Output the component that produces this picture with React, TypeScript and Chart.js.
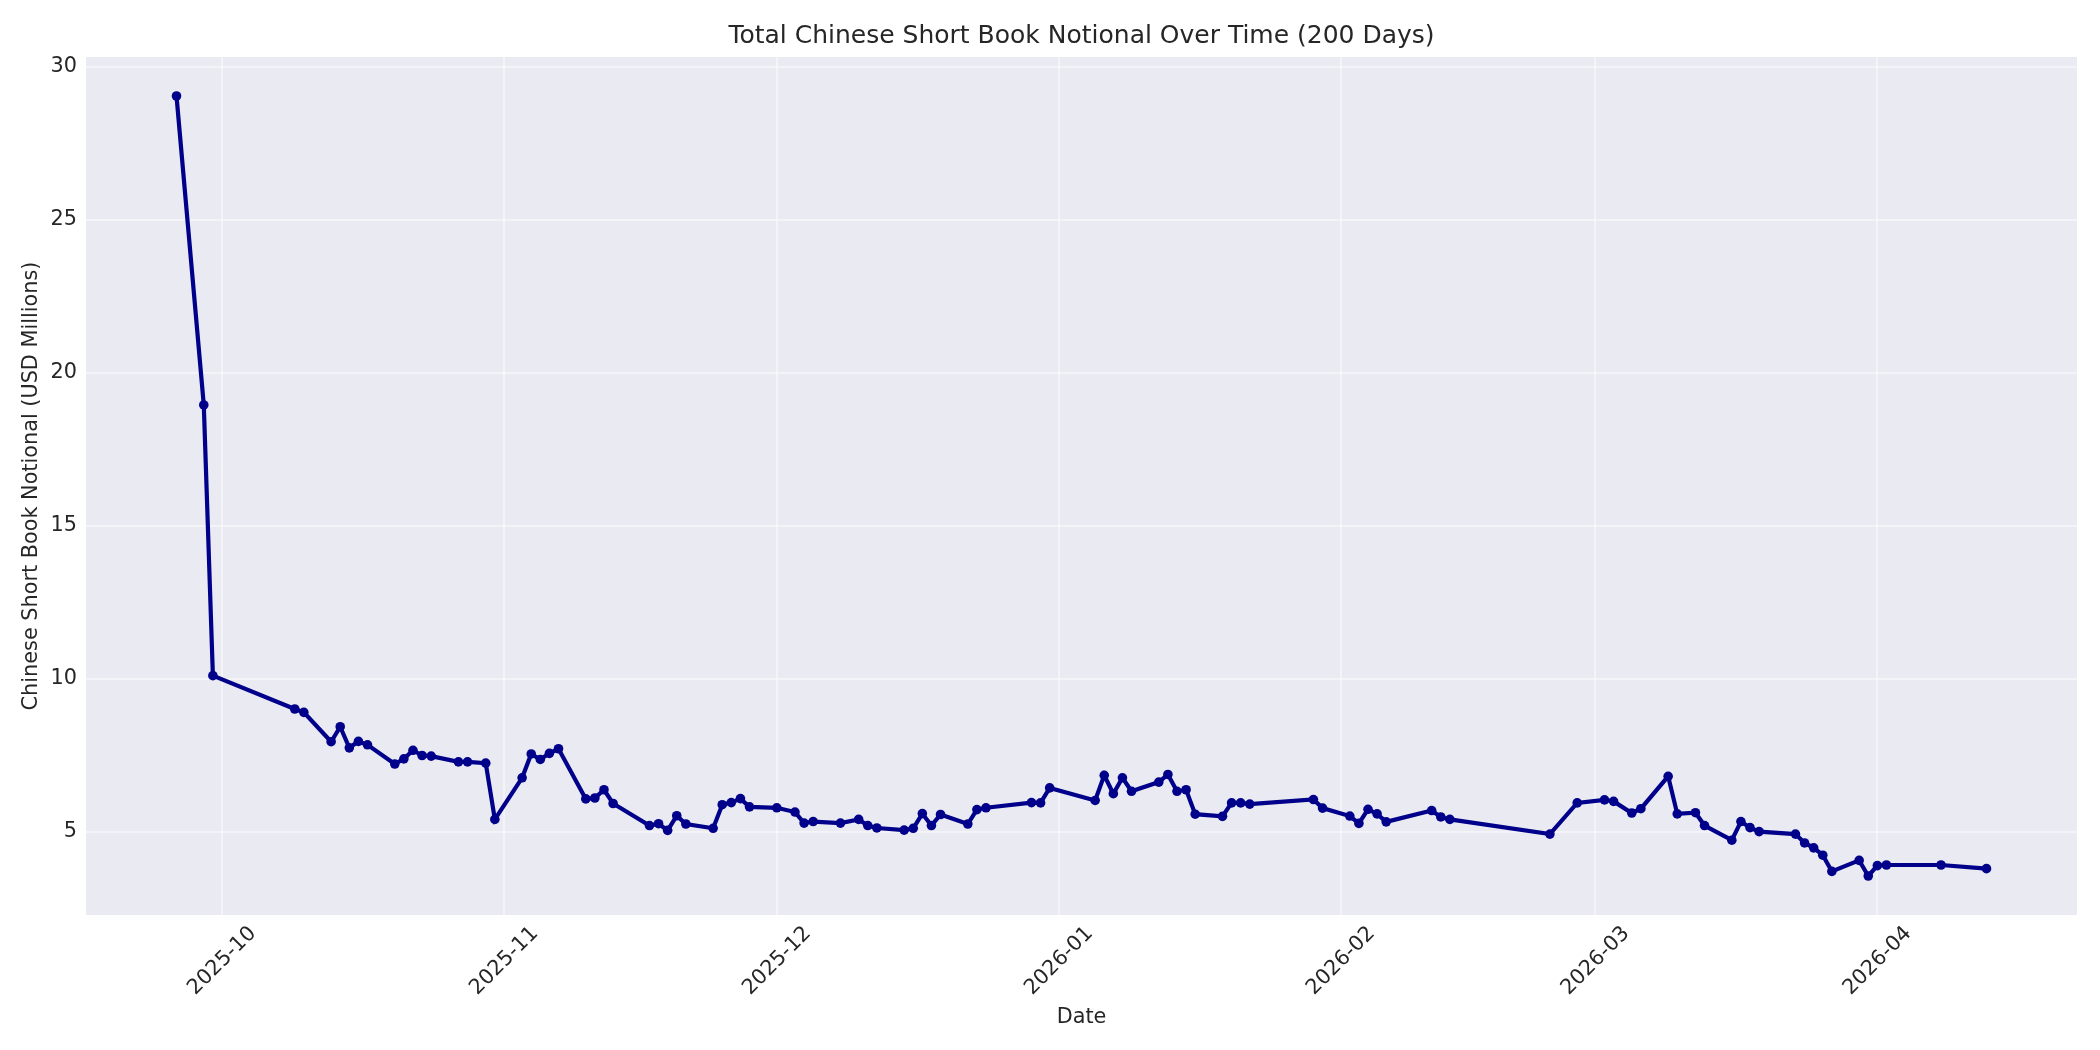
import { useEffect, useRef } from "react";
import { Chart, registerables } from "chart.js";

Chart.register(...registerables);

// trading days (UTC) and total short book notional, USD millions
const dates = [
  "2025-09-26", "2025-09-29", "2025-09-30",
  "2025-10-09", "2025-10-10", "2025-10-13", "2025-10-14", "2025-10-15", "2025-10-16", "2025-10-17",
  "2025-10-20", "2025-10-21", "2025-10-22", "2025-10-23", "2025-10-24", "2025-10-27", "2025-10-28",
  "2025-10-30", "2025-10-31",
  "2025-11-03", "2025-11-04", "2025-11-05", "2025-11-06", "2025-11-07", "2025-11-10", "2025-11-11",
  "2025-11-12", "2025-11-13", "2025-11-17", "2025-11-18", "2025-11-19", "2025-11-20", "2025-11-21",
  "2025-11-24", "2025-11-25", "2025-11-26", "2025-11-27", "2025-11-28",
  "2025-12-01", "2025-12-03", "2025-12-04", "2025-12-05", "2025-12-08", "2025-12-10", "2025-12-11",
  "2025-12-12", "2025-12-15", "2025-12-16", "2025-12-17", "2025-12-18", "2025-12-19", "2025-12-22",
  "2025-12-23", "2025-12-24", "2025-12-29", "2025-12-30", "2025-12-31",
  "2026-01-05", "2026-01-06", "2026-01-07", "2026-01-08", "2026-01-09", "2026-01-12", "2026-01-13",
  "2026-01-14", "2026-01-15", "2026-01-16", "2026-01-19", "2026-01-20", "2026-01-21", "2026-01-22",
  "2026-01-29", "2026-01-30",
  "2026-02-02", "2026-02-03", "2026-02-04", "2026-02-05", "2026-02-06", "2026-02-11", "2026-02-12",
  "2026-02-13", "2026-02-24", "2026-02-27",
  "2026-03-02", "2026-03-03", "2026-03-05", "2026-03-06", "2026-03-09", "2026-03-10", "2026-03-12",
  "2026-03-13", "2026-03-16", "2026-03-17", "2026-03-18", "2026-03-19", "2026-03-23", "2026-03-24",
  "2026-03-25", "2026-03-26", "2026-03-27", "2026-03-30", "2026-03-31",
  "2026-04-01", "2026-04-02", "2026-04-08", "2026-04-13",
];

const notional = [
  29.05, 18.95, 10.1,
  9.01, 8.9, 7.94, 8.43, 7.74, 7.95, 7.84,
  7.21, 7.38, 7.66, 7.49, 7.47, 7.28, 7.28,
  7.24, 5.4,
  6.76, 7.54, 7.36, 7.56, 7.71, 6.07, 6.1,
  6.37, 5.92, 5.2, 5.26, 5.04, 5.52, 5.25,
  5.11, 5.88, 5.95, 6.08, 5.81,
  5.78, 5.64, 5.28, 5.33, 5.28, 5.4, 5.2,
  5.12, 5.05, 5.11, 5.59, 5.2, 5.56, 5.25,
  5.72, 5.78, 5.95, 5.94, 6.43,
  6.02, 6.84, 6.24, 6.76, 6.32, 6.62, 6.87,
  6.32, 6.37, 5.57, 5.5, 5.94, 5.94, 5.9,
  6.05, 5.77,
  5.51, 5.27, 5.73, 5.58, 5.32, 5.69, 5.48,
  5.4, 4.92, 5.94,
  6.04, 5.99, 5.61, 5.75, 6.81, 5.58, 5.62,
  5.2, 4.72, 5.33, 5.13, 5.0, 4.92, 4.63,
  4.47, 4.23, 3.7, 4.06, 3.55,
  3.89, 3.91, 3.91, 3.79,
];

const monthTicks = [
  "2025-10-01", "2025-11-01", "2025-12-01", "2026-01-01",
  "2026-02-01", "2026-03-01", "2026-04-01",
];
const yTicks = [5, 10, 15, 20, 25, 30];

const toTime = (d: string) => Date.parse(d + "T00:00:00Z");

const FONT = "'DejaVu Sans', sans-serif";
const TEXT = "#262626";
const GRID = "rgba(255, 255, 255, 0.45)";

// matplotlib-style axes face
const plotBg = {
  id: "plotBg",
  beforeDraw(chart: Chart) {
    const { ctx, chartArea } = chart;
    ctx.save();
    ctx.fillStyle = "#EAEAF2";
    ctx.fillRect(chartArea.left, chartArea.top, chartArea.width, chartArea.height);
    ctx.restore();
  },
};

export default function App() {
  const canvasRef = useRef<HTMLCanvasElement | null>(null);

  useEffect(() => {
    if (!canvasRef.current) return;

    const xs = dates.map(toTime);
    const xPad = (xs[xs.length - 1] - xs[0]) * 0.05;
    const yLo = Math.min(...notional);
    const yHi = Math.max(...notional);
    const yPad = (yHi - yLo) * 0.05;
    const points = dates.map((d, i) => ({ x: toTime(d), y: notional[i] }));

    const chart = new Chart(canvasRef.current, {
      type: "line",
      data: {
        datasets: [
          {
            data: points,
            borderColor: "#00008B",
            backgroundColor: "#00008B",
            borderWidth: 4.2,
            pointRadius: 4.8,
            pointBackgroundColor: "#00008B",
            pointBorderWidth: 0,
            tension: 0,
            fill: false,
          },
        ],
      },
      options: {
        responsive: false,
        animation: false,
        layout: { padding: { left: 0, right: 23, top: 0, bottom: 0 } },
        plugins: {
          legend: { display: false },
          tooltip: { enabled: false },
          title: {
            display: true,
            fullSize: false,
            text: "Total Chinese Short Book Notional Over Time (200 Days)",
            color: TEXT,
            font: { family: FONT, size: 25, weight: "normal" },
            padding: { top: 21, bottom: 6 },
          },
        },
        scales: {
          x: {
            type: "linear",
            min: xs[0] - xPad,
            max: xs[xs.length - 1] + xPad,
            grid: { color: GRID, lineWidth: 2, drawTicks: false },
            border: { display: false },
            afterBuildTicks: (scale: any) => {
              scale.ticks = monthTicks.map((m) => ({ value: toTime(m) }));
            },
            afterFit: (scale: any) => {
              scale.height = 135;
            },
            ticks: {
              autoSkip: false,
              minRotation: 45,
              maxRotation: 45,
              labelOffset: 31,
              padding: 6.5,
              color: TEXT,
              font: { family: FONT, size: 20.8 },
              callback: (v: any) => new Date(Number(v)).toISOString().slice(0, 7),
            },
            title: {
              display: true,
              text: "Date",
              color: TEXT,
              font: { family: FONT, size: 20.8 },
              padding: { top: 0, bottom: 19.5 },
            },
          },
          y: {
            min: yLo - yPad,
            max: yHi + yPad,
            grid: { color: GRID, lineWidth: 2, drawTicks: false },
            border: { display: false },
            afterBuildTicks: (scale: any) => {
              scale.ticks = yTicks.map((v) => ({ value: v }));
            },
            afterFit: (scale: any) => {
              scale.width = 86;
            },
            ticks: {
              padding: 9,
              color: TEXT,
              font: { family: FONT, size: 20.8 },
              callback: (v: any) => String(v),
            },
            title: {
              display: true,
              text: "Chinese Short Book Notional (USD Millions)",
              color: TEXT,
              font: { family: FONT, size: 20.8 },
              padding: { top: 19.5, bottom: 0 },
            },
          },
        },
      },
      plugins: [plotBg],
    });

    return () => chart.destroy();
  }, []);

  return (
    <div style={{ position: "absolute", left: 0, top: 0, width: 2100, height: 1050, background: "#fff" }}>
      <canvas ref={canvasRef} width={2100} height={1050} />
    </div>
  );
}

» WHAT NEEDS TO BE DONE: Leave out the pictures and transcribe everything else exactly.

» FINAL ANSWER:
Output the component that produces this picture with React, TypeScript and Chart.js.
import { useEffect, useRef } from "react";
import { Chart, registerables } from "chart.js";

Chart.register(...registerables);

// trading days (UTC) and total short book notional, USD millions
const dates = [
  "2025-09-26", "2025-09-29", "2025-09-30",
  "2025-10-09", "2025-10-10", "2025-10-13", "2025-10-14", "2025-10-15", "2025-10-16", "2025-10-17",
  "2025-10-20", "2025-10-21", "2025-10-22", "2025-10-23", "2025-10-24", "2025-10-27", "2025-10-28",
  "2025-10-30", "2025-10-31",
  "2025-11-03", "2025-11-04", "2025-11-05", "2025-11-06", "2025-11-07", "2025-11-10", "2025-11-11",
  "2025-11-12", "2025-11-13", "2025-11-17", "2025-11-18", "2025-11-19", "2025-11-20", "2025-11-21",
  "2025-11-24", "2025-11-25", "2025-11-26", "2025-11-27", "2025-11-28",
  "2025-12-01", "2025-12-03", "2025-12-04", "2025-12-05", "2025-12-08", "2025-12-10", "2025-12-11",
  "2025-12-12", "2025-12-15", "2025-12-16", "2025-12-17", "2025-12-18", "2025-12-19", "2025-12-22",
  "2025-12-23", "2025-12-24", "2025-12-29", "2025-12-30", "2025-12-31",
  "2026-01-05", "2026-01-06", "2026-01-07", "2026-01-08", "2026-01-09", "2026-01-12", "2026-01-13",
  "2026-01-14", "2026-01-15", "2026-01-16", "2026-01-19", "2026-01-20", "2026-01-21", "2026-01-22",
  "2026-01-29", "2026-01-30",
  "2026-02-02", "2026-02-03", "2026-02-04", "2026-02-05", "2026-02-06", "2026-02-11", "2026-02-12",
  "2026-02-13", "2026-02-24", "2026-02-27",
  "2026-03-02", "2026-03-03", "2026-03-05", "2026-03-06", "2026-03-09", "2026-03-10", "2026-03-12",
  "2026-03-13", "2026-03-16", "2026-03-17", "2026-03-18", "2026-03-19", "2026-03-23", "2026-03-24",
  "2026-03-25", "2026-03-26", "2026-03-27", "2026-03-30", "2026-03-31",
  "2026-04-01", "2026-04-02", "2026-04-08", "2026-04-13",
];

const notional = [
  29.05, 18.95, 10.1,
  9.01, 8.9, 7.94, 8.43, 7.74, 7.95, 7.84,
  7.21, 7.38, 7.66, 7.49, 7.47, 7.28, 7.28,
  7.24, 5.4,
  6.76, 7.54, 7.36, 7.56, 7.71, 6.07, 6.1,
  6.37, 5.92, 5.2, 5.26, 5.04, 5.52, 5.25,
  5.11, 5.88, 5.95, 6.08, 5.81,
  5.78, 5.64, 5.28, 5.33, 5.28, 5.4, 5.2,
  5.12, 5.05, 5.11, 5.59, 5.2, 5.56, 5.25,
  5.72, 5.78, 5.95, 5.94, 6.43,
  6.02, 6.84, 6.24, 6.76, 6.32, 6.62, 6.87,
  6.32, 6.37, 5.57, 5.5, 5.94, 5.94, 5.9,
  6.05, 5.77,
  5.51, 5.27, 5.73, 5.58, 5.32, 5.69, 5.48,
  5.4, 4.92, 5.94,
  6.04, 5.99, 5.61, 5.75, 6.81, 5.58, 5.62,
  5.2, 4.72, 5.33, 5.13, 5.0, 4.92, 4.63,
  4.47, 4.23, 3.7, 4.06, 3.55,
  3.89, 3.91, 3.91, 3.79,
];

const monthTicks = [
  "2025-10-01", "2025-11-01", "2025-12-01", "2026-01-01",
  "2026-02-01", "2026-03-01", "2026-04-01",
];
const yTicks = [5, 10, 15, 20, 25, 30];

const toTime = (d: string) => Date.parse(d + "T00:00:00Z");

const FONT = "'DejaVu Sans', sans-serif";
const TEXT = "#262626";
const GRID = "rgba(255, 255, 255, 0.45)";

// matplotlib-style axes face
const plotBg = {
  id: "plotBg",
  beforeDraw(chart: Chart) {
    const { ctx, chartArea } = chart;
    ctx.save();
    ctx.fillStyle = "#EAEAF2";
    ctx.fillRect(chartArea.left, chartArea.top, chartArea.width, chartArea.height);
    ctx.restore();
  },
};

export default function App() {
  const canvasRef = useRef<HTMLCanvasElement | null>(null);

  useEffect(() => {
    if (!canvasRef.current) return;

    const xs = dates.map(toTime);
    const xPad = (xs[xs.length - 1] - xs[0]) * 0.05;
    const yLo = Math.min(...notional);
    const yHi = Math.max(...notional);
    const yPad = (yHi - yLo) * 0.05;
    const points = dates.map((d, i) => ({ x: toTime(d), y: notional[i] }));

    const chart = new Chart(canvasRef.current, {
      type: "line",
      data: {
        datasets: [
          {
            data: points,
            borderColor: "#00008B",
            backgroundColor: "#00008B",
            borderWidth: 4.2,
            pointRadius: 4.8,
            pointBackgroundColor: "#00008B",
            pointBorderWidth: 0,
            tension: 0,
            fill: false,
          },
        ],
      },
      options: {
        responsive: false,
        animation: false,
        layout: { padding: { left: 0, right: 23, top: 0, bottom: 0 } },
        plugins: {
          legend: { display: false },
          tooltip: { enabled: false },
          title: {
            display: true,
            fullSize: false,
            text: "Total Chinese Short Book Notional Over Time (200 Days)",
            color: TEXT,
            font: { family: FONT, size: 25, weight: "normal" },
            padding: { top: 21, bottom: 6 },
          },
        },
        scales: {
          x: {
            type: "linear",
            min: xs[0] - xPad,
            max: xs[xs.length - 1] + xPad,
            grid: { color: GRID, lineWidth: 2, drawTicks: false },
            border: { display: false },
            afterBuildTicks: (scale: any) => {
              scale.ticks = monthTicks.map((m) => ({ value: toTime(m) }));
            },
            afterFit: (scale: any) => {
              scale.height = 135;
            },
            ticks: {
              autoSkip: false,
              minRotation: 45,
              maxRotation: 45,
              labelOffset: 31,
              padding: 6.5,
              color: TEXT,
              font: { family: FONT, size: 20.8 },
              callback: (v: any) => new Date(Number(v)).toISOString().slice(0, 7),
            },
            title: {
              display: true,
              text: "Date",
              color: TEXT,
              font: { family: FONT, size: 20.8 },
              padding: { top: 0, bottom: 19.5 },
            },
          },
          y: {
            min: yLo - yPad,
            max: yHi + yPad,
            grid: { color: GRID, lineWidth: 2, drawTicks: false },
            border: { display: false },
            afterBuildTicks: (scale: any) => {
              scale.ticks = yTicks.map((v) => ({ value: v }));
            },
            afterFit: (scale: any) => {
              scale.width = 86;
            },
            ticks: {
              padding: 9,
              color: TEXT,
              font: { family: FONT, size: 20.8 },
              callback: (v: any) => String(v),
            },
            title: {
              display: true,
              text: "Chinese Short Book Notional (USD Millions)",
              color: TEXT,
              font: { family: FONT, size: 20.8 },
              padding: { top: 19.5, bottom: 0 },
            },
          },
        },
      },
      plugins: [plotBg],
    });

    return () => chart.destroy();
  }, []);

  return (
    <div style={{ position: "absolute", left: 0, top: 0, width: 2100, height: 1050, background: "#fff" }}>
      <canvas ref={canvasRef} width={2100} height={1050} />
    </div>
  );
}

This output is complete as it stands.